> OBJECTIVE
From the first line of the data below through the line holding "const liquidB = [26.9, 24.8, 22.4, 20.0, 17.6];", output each line exactly and leave the pictures out.

Rows from a dataset of charts and code
----------

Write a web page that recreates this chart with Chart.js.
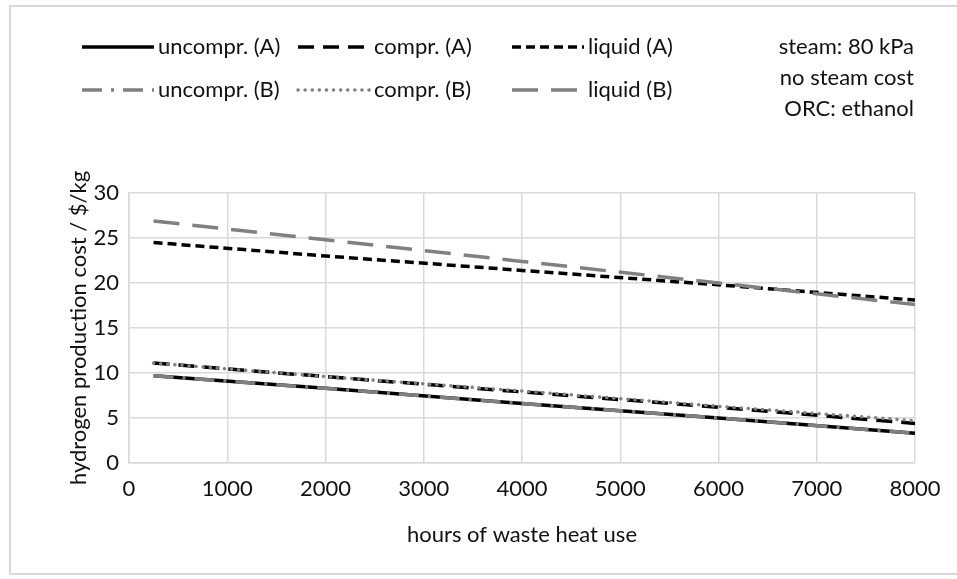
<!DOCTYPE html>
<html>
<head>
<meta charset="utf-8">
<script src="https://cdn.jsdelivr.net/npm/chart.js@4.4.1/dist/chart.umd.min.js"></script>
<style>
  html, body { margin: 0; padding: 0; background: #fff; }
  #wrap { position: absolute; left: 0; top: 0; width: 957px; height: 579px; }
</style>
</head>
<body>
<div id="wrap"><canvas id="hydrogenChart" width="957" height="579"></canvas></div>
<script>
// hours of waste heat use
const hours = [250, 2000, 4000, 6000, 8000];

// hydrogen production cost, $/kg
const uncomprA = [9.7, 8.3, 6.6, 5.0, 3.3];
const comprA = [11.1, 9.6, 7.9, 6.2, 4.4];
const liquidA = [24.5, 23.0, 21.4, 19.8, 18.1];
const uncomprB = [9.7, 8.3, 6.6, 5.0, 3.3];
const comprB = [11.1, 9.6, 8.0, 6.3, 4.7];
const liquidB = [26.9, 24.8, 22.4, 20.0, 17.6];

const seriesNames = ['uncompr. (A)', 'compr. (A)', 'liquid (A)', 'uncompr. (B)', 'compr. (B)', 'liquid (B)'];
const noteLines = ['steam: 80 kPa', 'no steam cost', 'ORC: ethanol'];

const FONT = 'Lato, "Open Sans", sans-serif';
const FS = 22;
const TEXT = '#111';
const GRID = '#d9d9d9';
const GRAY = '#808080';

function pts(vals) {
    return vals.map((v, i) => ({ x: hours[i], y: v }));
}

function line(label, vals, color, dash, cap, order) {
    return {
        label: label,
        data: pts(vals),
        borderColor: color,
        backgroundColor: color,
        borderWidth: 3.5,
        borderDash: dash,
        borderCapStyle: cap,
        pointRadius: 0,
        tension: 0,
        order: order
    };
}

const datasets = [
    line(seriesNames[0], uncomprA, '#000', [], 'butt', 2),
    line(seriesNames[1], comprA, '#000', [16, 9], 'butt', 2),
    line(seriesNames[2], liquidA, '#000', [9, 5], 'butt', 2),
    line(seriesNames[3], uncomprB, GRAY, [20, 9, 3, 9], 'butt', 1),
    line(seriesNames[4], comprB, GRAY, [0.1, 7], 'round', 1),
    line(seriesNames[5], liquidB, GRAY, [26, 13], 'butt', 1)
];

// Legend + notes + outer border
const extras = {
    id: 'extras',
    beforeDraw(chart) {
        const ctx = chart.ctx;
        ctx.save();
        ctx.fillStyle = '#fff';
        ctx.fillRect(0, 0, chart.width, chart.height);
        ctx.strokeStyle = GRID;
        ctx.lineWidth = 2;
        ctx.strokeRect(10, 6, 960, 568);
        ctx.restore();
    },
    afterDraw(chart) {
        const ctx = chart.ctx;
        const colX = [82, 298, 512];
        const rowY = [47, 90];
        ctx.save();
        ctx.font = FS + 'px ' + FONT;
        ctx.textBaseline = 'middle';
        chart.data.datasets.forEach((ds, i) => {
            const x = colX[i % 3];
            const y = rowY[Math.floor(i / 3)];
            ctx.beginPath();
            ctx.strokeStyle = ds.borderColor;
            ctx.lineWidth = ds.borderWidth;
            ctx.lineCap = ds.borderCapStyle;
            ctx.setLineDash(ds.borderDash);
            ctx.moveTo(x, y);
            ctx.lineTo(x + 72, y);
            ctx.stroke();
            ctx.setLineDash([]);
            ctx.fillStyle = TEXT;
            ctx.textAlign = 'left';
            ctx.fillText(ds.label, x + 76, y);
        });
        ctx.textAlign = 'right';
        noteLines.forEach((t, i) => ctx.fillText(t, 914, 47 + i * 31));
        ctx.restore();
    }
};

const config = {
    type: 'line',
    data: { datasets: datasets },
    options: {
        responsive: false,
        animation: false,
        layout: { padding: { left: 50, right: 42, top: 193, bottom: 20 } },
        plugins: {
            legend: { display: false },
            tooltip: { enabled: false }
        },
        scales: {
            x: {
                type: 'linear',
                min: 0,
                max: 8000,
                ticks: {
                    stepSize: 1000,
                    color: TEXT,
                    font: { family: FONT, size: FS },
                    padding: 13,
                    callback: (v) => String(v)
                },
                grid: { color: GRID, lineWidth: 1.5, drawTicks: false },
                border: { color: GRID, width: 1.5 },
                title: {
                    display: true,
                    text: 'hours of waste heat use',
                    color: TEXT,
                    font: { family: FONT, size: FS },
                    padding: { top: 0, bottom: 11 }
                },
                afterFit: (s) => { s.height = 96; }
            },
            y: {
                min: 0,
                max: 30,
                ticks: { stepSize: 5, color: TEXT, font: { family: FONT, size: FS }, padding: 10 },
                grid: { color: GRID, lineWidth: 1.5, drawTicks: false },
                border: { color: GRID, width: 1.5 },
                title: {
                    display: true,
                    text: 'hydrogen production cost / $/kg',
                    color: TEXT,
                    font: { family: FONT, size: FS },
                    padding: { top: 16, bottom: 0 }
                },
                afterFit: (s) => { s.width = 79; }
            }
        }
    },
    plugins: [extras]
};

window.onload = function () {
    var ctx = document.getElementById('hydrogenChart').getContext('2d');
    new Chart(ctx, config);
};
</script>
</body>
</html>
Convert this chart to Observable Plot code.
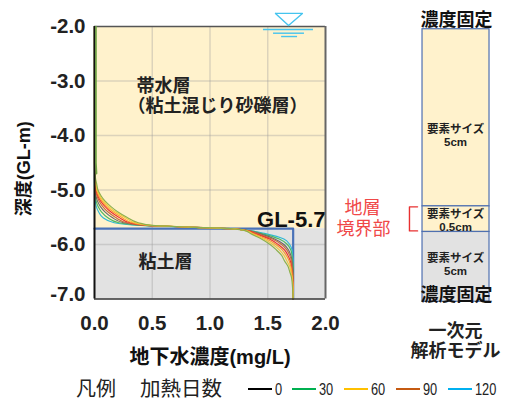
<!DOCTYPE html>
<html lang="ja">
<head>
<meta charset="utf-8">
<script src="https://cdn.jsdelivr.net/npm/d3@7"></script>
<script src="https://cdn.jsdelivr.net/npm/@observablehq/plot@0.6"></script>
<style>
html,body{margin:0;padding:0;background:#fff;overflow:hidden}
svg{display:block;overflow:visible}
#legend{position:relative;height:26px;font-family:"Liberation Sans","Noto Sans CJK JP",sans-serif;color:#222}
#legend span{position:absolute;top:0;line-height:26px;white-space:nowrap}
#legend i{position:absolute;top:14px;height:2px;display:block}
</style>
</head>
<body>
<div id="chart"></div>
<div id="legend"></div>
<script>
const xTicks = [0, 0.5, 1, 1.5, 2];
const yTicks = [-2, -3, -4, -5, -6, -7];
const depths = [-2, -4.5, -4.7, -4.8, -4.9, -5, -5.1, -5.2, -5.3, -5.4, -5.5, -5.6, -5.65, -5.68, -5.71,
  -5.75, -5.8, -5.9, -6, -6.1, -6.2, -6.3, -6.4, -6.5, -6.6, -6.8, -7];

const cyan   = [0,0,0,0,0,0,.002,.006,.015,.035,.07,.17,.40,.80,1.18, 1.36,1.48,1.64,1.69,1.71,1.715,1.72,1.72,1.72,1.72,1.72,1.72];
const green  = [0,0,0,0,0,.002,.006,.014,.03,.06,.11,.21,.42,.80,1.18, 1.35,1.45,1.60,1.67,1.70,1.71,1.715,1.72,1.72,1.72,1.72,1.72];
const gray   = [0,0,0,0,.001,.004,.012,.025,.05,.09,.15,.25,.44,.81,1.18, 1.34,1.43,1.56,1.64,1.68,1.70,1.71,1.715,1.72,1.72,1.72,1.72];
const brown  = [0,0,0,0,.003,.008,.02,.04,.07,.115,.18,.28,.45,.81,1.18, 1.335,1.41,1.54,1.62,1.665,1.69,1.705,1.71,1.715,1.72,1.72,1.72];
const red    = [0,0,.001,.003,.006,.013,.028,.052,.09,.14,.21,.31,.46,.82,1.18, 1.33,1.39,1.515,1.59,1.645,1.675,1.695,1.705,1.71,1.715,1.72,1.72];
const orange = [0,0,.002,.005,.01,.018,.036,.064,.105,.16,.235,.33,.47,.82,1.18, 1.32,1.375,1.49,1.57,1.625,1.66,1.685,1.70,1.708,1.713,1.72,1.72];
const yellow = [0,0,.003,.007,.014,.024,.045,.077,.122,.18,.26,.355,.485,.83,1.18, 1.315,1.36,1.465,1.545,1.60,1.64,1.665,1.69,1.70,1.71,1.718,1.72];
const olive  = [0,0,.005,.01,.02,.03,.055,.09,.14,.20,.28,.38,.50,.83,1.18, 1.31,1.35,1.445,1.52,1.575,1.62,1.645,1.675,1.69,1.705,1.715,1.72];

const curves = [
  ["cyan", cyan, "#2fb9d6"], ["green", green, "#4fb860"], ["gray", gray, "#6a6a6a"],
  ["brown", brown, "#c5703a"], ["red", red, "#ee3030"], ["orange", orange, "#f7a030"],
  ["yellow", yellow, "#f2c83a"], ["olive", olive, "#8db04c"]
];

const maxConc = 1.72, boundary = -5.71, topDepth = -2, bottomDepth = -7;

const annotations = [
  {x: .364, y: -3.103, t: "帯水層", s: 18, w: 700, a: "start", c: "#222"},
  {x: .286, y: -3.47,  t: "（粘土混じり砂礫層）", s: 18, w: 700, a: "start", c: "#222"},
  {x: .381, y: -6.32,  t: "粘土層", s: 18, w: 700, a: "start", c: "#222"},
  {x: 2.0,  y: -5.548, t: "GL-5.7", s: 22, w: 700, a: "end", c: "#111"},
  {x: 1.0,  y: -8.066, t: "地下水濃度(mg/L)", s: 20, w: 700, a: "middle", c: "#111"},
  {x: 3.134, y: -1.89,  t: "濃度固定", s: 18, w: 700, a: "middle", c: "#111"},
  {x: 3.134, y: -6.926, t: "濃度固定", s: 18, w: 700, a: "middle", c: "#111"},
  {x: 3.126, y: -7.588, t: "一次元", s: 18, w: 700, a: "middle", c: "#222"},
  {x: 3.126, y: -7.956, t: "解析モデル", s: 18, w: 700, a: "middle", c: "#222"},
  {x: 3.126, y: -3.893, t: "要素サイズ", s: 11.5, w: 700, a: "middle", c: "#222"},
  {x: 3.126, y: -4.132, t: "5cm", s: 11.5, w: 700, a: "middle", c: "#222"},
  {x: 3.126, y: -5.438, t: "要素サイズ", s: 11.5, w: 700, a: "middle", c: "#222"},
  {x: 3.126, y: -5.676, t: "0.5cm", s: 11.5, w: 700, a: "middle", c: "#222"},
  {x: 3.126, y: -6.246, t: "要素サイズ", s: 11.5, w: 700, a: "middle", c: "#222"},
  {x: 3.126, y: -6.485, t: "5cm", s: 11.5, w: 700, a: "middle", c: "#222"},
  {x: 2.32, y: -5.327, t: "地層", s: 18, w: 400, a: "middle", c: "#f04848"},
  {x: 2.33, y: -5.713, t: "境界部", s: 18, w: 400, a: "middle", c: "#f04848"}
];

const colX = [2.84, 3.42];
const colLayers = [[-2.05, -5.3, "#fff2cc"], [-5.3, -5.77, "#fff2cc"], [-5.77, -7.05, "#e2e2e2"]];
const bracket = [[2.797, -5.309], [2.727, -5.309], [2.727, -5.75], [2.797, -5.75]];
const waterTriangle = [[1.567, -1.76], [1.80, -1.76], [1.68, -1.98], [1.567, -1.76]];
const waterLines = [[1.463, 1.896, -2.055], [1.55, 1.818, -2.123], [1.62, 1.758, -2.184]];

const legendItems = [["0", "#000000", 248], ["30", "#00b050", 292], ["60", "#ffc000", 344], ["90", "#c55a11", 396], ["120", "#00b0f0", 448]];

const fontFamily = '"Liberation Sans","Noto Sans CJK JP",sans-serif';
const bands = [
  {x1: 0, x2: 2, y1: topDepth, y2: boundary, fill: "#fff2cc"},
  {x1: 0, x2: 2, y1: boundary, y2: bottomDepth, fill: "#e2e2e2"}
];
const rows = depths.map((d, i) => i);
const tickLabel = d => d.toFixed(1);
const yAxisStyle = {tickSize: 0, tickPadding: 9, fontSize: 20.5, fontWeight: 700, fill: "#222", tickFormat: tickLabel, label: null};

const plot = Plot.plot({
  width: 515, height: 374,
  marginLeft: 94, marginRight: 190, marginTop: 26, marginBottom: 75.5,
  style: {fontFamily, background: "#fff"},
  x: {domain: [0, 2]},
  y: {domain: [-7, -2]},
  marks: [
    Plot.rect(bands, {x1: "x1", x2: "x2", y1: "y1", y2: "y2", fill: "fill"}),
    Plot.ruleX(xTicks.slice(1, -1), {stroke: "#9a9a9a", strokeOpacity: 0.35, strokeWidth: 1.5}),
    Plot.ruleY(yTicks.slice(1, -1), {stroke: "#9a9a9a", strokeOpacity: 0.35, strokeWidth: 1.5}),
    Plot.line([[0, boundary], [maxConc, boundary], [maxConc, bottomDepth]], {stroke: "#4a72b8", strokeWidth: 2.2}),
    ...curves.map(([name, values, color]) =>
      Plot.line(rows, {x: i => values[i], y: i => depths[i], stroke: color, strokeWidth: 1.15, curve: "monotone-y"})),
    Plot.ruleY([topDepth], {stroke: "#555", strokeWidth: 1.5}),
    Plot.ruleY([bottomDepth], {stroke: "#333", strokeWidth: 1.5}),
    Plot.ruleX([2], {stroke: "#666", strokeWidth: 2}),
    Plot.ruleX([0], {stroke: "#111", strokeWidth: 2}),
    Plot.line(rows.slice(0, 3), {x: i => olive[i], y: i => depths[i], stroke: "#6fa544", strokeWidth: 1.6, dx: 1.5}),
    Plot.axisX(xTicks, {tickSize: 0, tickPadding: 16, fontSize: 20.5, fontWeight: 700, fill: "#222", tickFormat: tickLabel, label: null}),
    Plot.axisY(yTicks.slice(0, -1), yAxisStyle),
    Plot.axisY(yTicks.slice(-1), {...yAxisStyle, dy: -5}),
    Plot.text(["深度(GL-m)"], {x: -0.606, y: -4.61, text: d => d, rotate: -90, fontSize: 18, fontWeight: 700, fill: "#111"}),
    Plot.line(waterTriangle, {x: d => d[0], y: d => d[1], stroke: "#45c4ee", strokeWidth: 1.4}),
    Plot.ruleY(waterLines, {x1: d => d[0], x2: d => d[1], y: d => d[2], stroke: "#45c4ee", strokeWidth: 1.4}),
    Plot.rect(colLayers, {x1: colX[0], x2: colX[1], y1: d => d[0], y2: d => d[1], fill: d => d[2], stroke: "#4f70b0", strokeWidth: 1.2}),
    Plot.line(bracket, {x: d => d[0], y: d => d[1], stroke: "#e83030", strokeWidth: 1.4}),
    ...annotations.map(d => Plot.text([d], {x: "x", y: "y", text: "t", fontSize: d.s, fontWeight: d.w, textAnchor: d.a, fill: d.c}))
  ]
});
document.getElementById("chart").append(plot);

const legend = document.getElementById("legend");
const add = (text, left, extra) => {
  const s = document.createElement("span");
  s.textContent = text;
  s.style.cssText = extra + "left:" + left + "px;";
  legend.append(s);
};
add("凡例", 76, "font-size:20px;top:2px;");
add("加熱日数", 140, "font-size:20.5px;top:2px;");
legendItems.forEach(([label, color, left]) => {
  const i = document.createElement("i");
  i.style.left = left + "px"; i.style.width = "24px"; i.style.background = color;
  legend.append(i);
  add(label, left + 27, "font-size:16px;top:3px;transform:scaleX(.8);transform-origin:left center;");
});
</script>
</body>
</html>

----------

> FINAL ANSWER
Write a web page that recreates this chart with Chart.js.
<!DOCTYPE html>
<html>
<head>
<meta charset="utf-8">
<script src="https://cdn.jsdelivr.net/npm/chart.js@4.4.1/dist/chart.umd.min.js"></script>
<style>
  html, body { margin: 0; padding: 0; background: #fff; }
  #wrap { position: absolute; left: 0; top: 0; width: 957px; height: 579px; }
</style>
</head>
<body>
<div id="wrap"><canvas id="hydrogenChart" width="957" height="579"></canvas></div>
<script>
// hours of waste heat use
const hours = [250, 2000, 4000, 6000, 8000];

// hydrogen production cost, $/kg
const uncomprA = [9.7, 8.3, 6.6, 5.0, 3.3];
const comprA = [11.1, 9.6, 7.9, 6.2, 4.4];
const liquidA = [24.5, 23.0, 21.4, 19.8, 18.1];
const uncomprB = [9.7, 8.3, 6.6, 5.0, 3.3];
const comprB = [11.1, 9.6, 8.0, 6.3, 4.7];
const liquidB = [26.9, 24.8, 22.4, 20.0, 17.6];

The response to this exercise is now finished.